The story takes a dramatic turn when Tamilarasan becomes involved in a high-stakes situation connected to criminals and a hospital where the transplant is supposed to happen. A group of armed individuals take control of the hospital, creating a tense hostage scenario. As the situation unfolds, Tamilarasan finds himself trapped between his duty to protect innocent lives and his urgent need to ensure his son receives the life-saving surgery. The film builds suspense as he navigates danger, confronts the criminals, and makes difficult decisions under pressure.

In the climax, Tamilarasan rises to the challenge, using both his intelligence and courage to handle the crisis and protect the people inside the hospital. At the same time, he manages to secure the future of his son, bringing an emotional resolution to his personal struggle. The film ends on a heroic and heartfelt note, highlighting themes of sacrifice, parental love, and duty, showing how one man overcomes extreme circumstances to fulfill both his responsibilities as a father and as a police officer.

== Production ==
The principal photography began on 18 January 2019. The film shooting was started on 18 January 2019. The cinematography was by cinematographer R. D. Rajasekhar and editing was handled by A. L. Ramesh and Bhuvan Srinivasan.

== Music ==

This film's music is composed by Ilaiyaraaja while lyrics are written by Arp. Jayaraam, Palani Bharathi and Madhan Karky The whole album was released but after sometime two singles was added to the album. The title track was released and sung by Yogi B, Suzanne D'Mello and Nakash Aziz all of them marking their debut for Ilaiyaraja and the next single Thamizhan Da and sung by Nakash Aziz and Arjun Chandy with the latter marking his first collaboration with Ilaiyaraaja. This is the last movie where Ilayaraja and S.P. Balasubrahmanyam worked together.
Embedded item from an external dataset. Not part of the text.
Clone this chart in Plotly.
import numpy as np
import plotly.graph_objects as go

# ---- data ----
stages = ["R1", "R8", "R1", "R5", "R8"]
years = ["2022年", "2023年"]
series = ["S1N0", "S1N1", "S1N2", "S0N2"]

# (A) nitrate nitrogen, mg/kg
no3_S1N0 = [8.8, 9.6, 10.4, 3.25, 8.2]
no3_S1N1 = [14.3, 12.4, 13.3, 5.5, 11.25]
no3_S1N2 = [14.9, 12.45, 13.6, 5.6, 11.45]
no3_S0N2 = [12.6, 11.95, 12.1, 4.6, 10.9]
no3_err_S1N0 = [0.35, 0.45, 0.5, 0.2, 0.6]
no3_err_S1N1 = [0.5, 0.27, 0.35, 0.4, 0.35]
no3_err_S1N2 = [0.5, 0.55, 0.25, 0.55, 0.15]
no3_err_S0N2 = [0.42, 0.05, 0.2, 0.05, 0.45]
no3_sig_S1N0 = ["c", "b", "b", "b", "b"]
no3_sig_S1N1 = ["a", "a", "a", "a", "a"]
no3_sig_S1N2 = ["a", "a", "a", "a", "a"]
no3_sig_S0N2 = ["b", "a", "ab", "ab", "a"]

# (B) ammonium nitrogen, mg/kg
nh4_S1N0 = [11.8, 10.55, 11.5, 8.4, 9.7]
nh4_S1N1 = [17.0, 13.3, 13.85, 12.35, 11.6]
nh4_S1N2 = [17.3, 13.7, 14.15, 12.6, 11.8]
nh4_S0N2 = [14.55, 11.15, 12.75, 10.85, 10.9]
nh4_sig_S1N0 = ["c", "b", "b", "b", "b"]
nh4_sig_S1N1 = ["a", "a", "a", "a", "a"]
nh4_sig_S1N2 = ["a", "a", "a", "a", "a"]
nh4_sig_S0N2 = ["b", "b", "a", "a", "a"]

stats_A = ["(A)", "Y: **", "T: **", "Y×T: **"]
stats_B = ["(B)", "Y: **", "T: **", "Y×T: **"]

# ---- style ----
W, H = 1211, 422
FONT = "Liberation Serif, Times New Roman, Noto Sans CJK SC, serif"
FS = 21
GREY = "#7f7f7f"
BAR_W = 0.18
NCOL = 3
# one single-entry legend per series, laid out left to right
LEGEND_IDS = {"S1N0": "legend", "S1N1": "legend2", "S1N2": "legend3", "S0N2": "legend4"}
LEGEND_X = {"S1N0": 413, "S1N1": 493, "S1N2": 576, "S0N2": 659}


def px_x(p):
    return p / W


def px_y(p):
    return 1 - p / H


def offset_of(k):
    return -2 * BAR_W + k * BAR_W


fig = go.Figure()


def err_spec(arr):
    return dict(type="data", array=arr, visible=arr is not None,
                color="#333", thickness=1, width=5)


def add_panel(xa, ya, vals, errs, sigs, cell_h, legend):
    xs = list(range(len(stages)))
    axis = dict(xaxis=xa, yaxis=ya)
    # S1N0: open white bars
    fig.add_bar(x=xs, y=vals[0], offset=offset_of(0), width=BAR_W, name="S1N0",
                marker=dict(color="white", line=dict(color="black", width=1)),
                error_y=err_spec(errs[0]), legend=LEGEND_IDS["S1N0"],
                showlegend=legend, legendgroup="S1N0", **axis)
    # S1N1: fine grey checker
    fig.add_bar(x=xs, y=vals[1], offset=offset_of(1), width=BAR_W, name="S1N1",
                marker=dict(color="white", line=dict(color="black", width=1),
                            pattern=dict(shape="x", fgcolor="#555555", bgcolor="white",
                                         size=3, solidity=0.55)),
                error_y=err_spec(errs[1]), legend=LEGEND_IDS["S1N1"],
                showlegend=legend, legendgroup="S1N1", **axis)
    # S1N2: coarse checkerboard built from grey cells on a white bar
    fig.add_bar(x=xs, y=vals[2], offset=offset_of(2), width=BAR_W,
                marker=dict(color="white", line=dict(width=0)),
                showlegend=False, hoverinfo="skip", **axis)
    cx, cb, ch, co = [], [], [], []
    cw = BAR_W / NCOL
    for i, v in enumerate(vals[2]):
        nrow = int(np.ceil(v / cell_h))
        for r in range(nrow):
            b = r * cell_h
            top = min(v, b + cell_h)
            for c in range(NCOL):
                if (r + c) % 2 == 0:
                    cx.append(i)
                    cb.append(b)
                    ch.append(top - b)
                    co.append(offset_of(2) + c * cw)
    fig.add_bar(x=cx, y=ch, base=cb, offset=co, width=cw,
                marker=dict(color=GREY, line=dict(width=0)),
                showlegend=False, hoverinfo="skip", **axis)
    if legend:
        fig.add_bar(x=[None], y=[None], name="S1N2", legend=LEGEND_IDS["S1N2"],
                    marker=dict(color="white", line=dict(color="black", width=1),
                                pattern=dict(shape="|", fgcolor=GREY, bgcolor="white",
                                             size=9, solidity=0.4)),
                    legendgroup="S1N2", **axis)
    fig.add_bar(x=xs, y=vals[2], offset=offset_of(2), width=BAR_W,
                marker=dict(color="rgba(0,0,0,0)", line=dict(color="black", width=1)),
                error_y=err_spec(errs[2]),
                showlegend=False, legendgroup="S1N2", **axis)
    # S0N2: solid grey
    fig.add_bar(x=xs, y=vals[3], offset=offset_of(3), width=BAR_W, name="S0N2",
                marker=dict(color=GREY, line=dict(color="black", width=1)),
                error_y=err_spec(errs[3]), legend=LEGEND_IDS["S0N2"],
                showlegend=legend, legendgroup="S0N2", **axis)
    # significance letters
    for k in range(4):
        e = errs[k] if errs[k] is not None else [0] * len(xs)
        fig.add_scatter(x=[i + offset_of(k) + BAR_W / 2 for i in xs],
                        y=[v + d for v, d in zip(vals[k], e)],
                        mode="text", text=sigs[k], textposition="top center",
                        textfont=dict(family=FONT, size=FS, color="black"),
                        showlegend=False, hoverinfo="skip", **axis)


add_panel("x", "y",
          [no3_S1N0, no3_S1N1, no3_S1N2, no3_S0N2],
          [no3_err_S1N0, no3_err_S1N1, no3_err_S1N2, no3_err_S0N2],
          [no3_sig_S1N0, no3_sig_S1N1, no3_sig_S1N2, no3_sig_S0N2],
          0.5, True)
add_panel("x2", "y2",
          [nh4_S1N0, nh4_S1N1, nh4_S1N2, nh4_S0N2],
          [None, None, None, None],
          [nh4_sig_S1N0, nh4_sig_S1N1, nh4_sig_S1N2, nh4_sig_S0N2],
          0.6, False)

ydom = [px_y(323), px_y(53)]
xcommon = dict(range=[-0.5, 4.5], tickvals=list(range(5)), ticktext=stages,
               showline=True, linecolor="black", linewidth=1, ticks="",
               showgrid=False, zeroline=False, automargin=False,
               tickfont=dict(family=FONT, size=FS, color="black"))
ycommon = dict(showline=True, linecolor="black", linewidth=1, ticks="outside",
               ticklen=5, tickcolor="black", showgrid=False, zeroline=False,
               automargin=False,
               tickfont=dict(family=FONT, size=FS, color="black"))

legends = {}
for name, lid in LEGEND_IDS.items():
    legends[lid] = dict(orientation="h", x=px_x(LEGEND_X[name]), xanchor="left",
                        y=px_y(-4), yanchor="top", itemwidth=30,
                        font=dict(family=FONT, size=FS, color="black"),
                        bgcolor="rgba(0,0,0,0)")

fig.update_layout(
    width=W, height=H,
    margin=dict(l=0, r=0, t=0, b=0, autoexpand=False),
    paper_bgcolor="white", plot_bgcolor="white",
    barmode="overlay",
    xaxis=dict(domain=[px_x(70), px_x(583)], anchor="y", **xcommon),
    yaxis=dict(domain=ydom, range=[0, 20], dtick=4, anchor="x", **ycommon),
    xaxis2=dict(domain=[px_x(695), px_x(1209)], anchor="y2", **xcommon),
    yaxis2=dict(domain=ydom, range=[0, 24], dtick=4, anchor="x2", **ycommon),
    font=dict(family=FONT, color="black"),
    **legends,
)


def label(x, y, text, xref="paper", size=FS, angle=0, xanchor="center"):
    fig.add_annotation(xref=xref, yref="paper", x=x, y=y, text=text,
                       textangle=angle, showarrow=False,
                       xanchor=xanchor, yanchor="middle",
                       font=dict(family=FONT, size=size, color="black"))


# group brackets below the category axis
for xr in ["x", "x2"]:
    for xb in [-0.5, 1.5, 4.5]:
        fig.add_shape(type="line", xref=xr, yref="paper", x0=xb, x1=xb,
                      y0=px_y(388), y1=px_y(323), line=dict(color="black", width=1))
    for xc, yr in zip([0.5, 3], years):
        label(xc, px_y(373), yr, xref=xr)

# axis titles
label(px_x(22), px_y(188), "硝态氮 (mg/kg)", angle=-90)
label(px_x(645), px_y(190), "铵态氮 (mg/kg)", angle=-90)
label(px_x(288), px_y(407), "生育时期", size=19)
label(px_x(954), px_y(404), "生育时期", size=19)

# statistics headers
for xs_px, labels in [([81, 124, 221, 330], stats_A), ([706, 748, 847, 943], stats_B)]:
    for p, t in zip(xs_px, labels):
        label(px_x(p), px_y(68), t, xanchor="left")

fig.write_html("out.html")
| No. | Title | Lyrics | Singer(s) | Length |
|---|---|---|---|---|
| 1. | "Thamizhanoda Veeramellaam" | ARP. Jayaram | Sid Sriram | 5:04 |
| 2. | "Yaavum Yaavumey" | ARP. Jayaraam | V. V. Prasanna, Vibhavari Apte-Joshi | 5:08 |
| 3. | "Pakkurappo Pakkurappo" | ARP. Jayaraam | Ilaiyaraja, Neeti Mohan | 5:12 |
| 4. | "Neethan En Kanavu" | Palani Bharathi | S.P. Balasubrahmanyam | 4:19 |
| 5. | "Poruththadhu Podhum" | ARP. Jayaraam | K. J. Yesudas | 4:31 |
| 6. | "Thamilarasan (Title Track)" | Madhan Karky | Yogi B, Suzanne D'Mello, Nakash Aziz | 3:28 |
| 7. | "Thamizhan Da" | Madhan Karky | Nakash Aziz, Arjun Chandy | 5:00 |
| Total length: |  |  |  | 32:42 |

==Release==
=== Theatrical ===
The film was originally scheduled to release on 6 March 2020, but was postponed due to COVID-19 pandemic crisis. The next time, The film fixed its release date as 31 December 2021, but was again postponed. The film was postponed for many years and was released on 22 April 2023.

=== Home media ===
Zee Tamil obtained the satellite rights of the film, while ZEE5 secured the digital rights. The film released on the ZEE5 platform on 16 June 2023.

== Reception ==
Tamilarasan received mixed reviews from critics.

=== Critical reception ===
M. Suganth of The Times of India gave the film a rating of 2 out of 5 and wrote, "The treatment is as old-fashioned as the songs that Ilaiyaraaja dishes out, it results in a movie-watching experience that is as boring as watching an IV drip." Avinash Ramachandran of Cinema Express gave the film a rating of 2 out of 5, stating, "As the world of Tamilarasan unravels, the narrative decisions pose many questions, but we end up with hardly any satisfying answers" A critic from Dinamalar gave the film a rating of 2/5, stating, "The film was supposed to be released in the 1980s, so the ladies may have cried and watched it. It's too late to release in 2023, which is too boring." A critic from Maalai Malar gave the film a rating of 2/5, stating, "The corrupt politicians and greedy hospital employees remind us of the films Ramanaa and Nenjirukkum Varai. The songs make us question, Is this composed by Ilaiyaraaja?"